If Russia, China, and Mexico teamed up and imposed sanctions on us that cut off 85-90% of our oil supply, cut off our access to numerous vital raw materials, and, to top it off, froze all of our assets in their banks, what do you think we would do if they refused to undo these actions even after we offered the very concessions they said they wanted before they imposed the sanctions? Hey? What do you think we would do? Let our economy grind to a halt and suffer severe economic depression?

You do realize that we didn't just impose draconian sanctions on Japan but that we, along with the British and the Dutch, also froze all of their assets, totaling billions of dollars, right?

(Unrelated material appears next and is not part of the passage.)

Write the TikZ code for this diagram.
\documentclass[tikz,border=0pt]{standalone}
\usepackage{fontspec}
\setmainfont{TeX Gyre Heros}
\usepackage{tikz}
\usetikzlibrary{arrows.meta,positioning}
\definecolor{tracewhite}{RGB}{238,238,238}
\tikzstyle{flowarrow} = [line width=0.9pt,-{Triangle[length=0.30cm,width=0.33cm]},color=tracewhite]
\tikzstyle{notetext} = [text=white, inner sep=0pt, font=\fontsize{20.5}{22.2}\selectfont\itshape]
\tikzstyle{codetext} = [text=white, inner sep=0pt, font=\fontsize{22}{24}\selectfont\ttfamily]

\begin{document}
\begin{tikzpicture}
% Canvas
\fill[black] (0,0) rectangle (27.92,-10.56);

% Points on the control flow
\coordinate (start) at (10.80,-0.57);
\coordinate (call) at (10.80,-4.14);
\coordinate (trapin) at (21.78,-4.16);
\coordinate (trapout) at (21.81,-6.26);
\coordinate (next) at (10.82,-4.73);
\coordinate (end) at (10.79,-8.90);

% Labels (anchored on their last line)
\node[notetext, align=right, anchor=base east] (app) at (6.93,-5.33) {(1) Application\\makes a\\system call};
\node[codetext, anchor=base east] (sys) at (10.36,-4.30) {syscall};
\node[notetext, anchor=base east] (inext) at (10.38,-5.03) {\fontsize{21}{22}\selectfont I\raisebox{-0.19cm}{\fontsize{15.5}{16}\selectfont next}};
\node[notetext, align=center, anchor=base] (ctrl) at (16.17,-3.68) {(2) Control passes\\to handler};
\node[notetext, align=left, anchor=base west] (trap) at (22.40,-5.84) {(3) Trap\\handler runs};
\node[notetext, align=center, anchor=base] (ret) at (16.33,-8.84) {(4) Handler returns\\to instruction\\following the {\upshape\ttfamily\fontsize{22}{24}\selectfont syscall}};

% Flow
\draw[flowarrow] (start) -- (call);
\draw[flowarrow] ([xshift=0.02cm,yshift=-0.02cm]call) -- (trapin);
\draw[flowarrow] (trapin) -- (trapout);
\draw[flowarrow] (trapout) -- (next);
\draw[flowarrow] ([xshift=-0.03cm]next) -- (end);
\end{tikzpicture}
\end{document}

The fact that FDR took these actions to provoke Japan to war is obvious from the fact that when the Japanese offered to withdraw from southern Indochina, FDR refused to lift the sanctions, even though Japan's move into southern Indochina was the excuse Roosevelt gave for freezing Japan's assets. So, when Japan offered to withdraw from southern Indochina, and then from northern Indochina, why didn't FDR accept the offer and lift the sanctions?

When FDR kept imposing more conditions every time Japan offered concessions, the Japanese realized that FDR was determined to provoke Japan to war. Of course, we now know, and have known for decades, that FDR wanted to provoke Japan to war. Stimson's diary even documents that FDR wanted to maneuver Japan into "firing the first shot."

When the Soviets carried out all kinds of brutal deeds, occupied countries, etc., why didn't FDR do to them what he did to the Japanese? And what was the big deal with Japan occupying parts of southern Indochina? France had occupied and taken over all of Indochina, and had killed far more Indochinese than the Japanese did when they came in, yet no Western nation imposed sanctions on France. So why did FDR freeze Japan's assets when Japan moved into southern Indochina?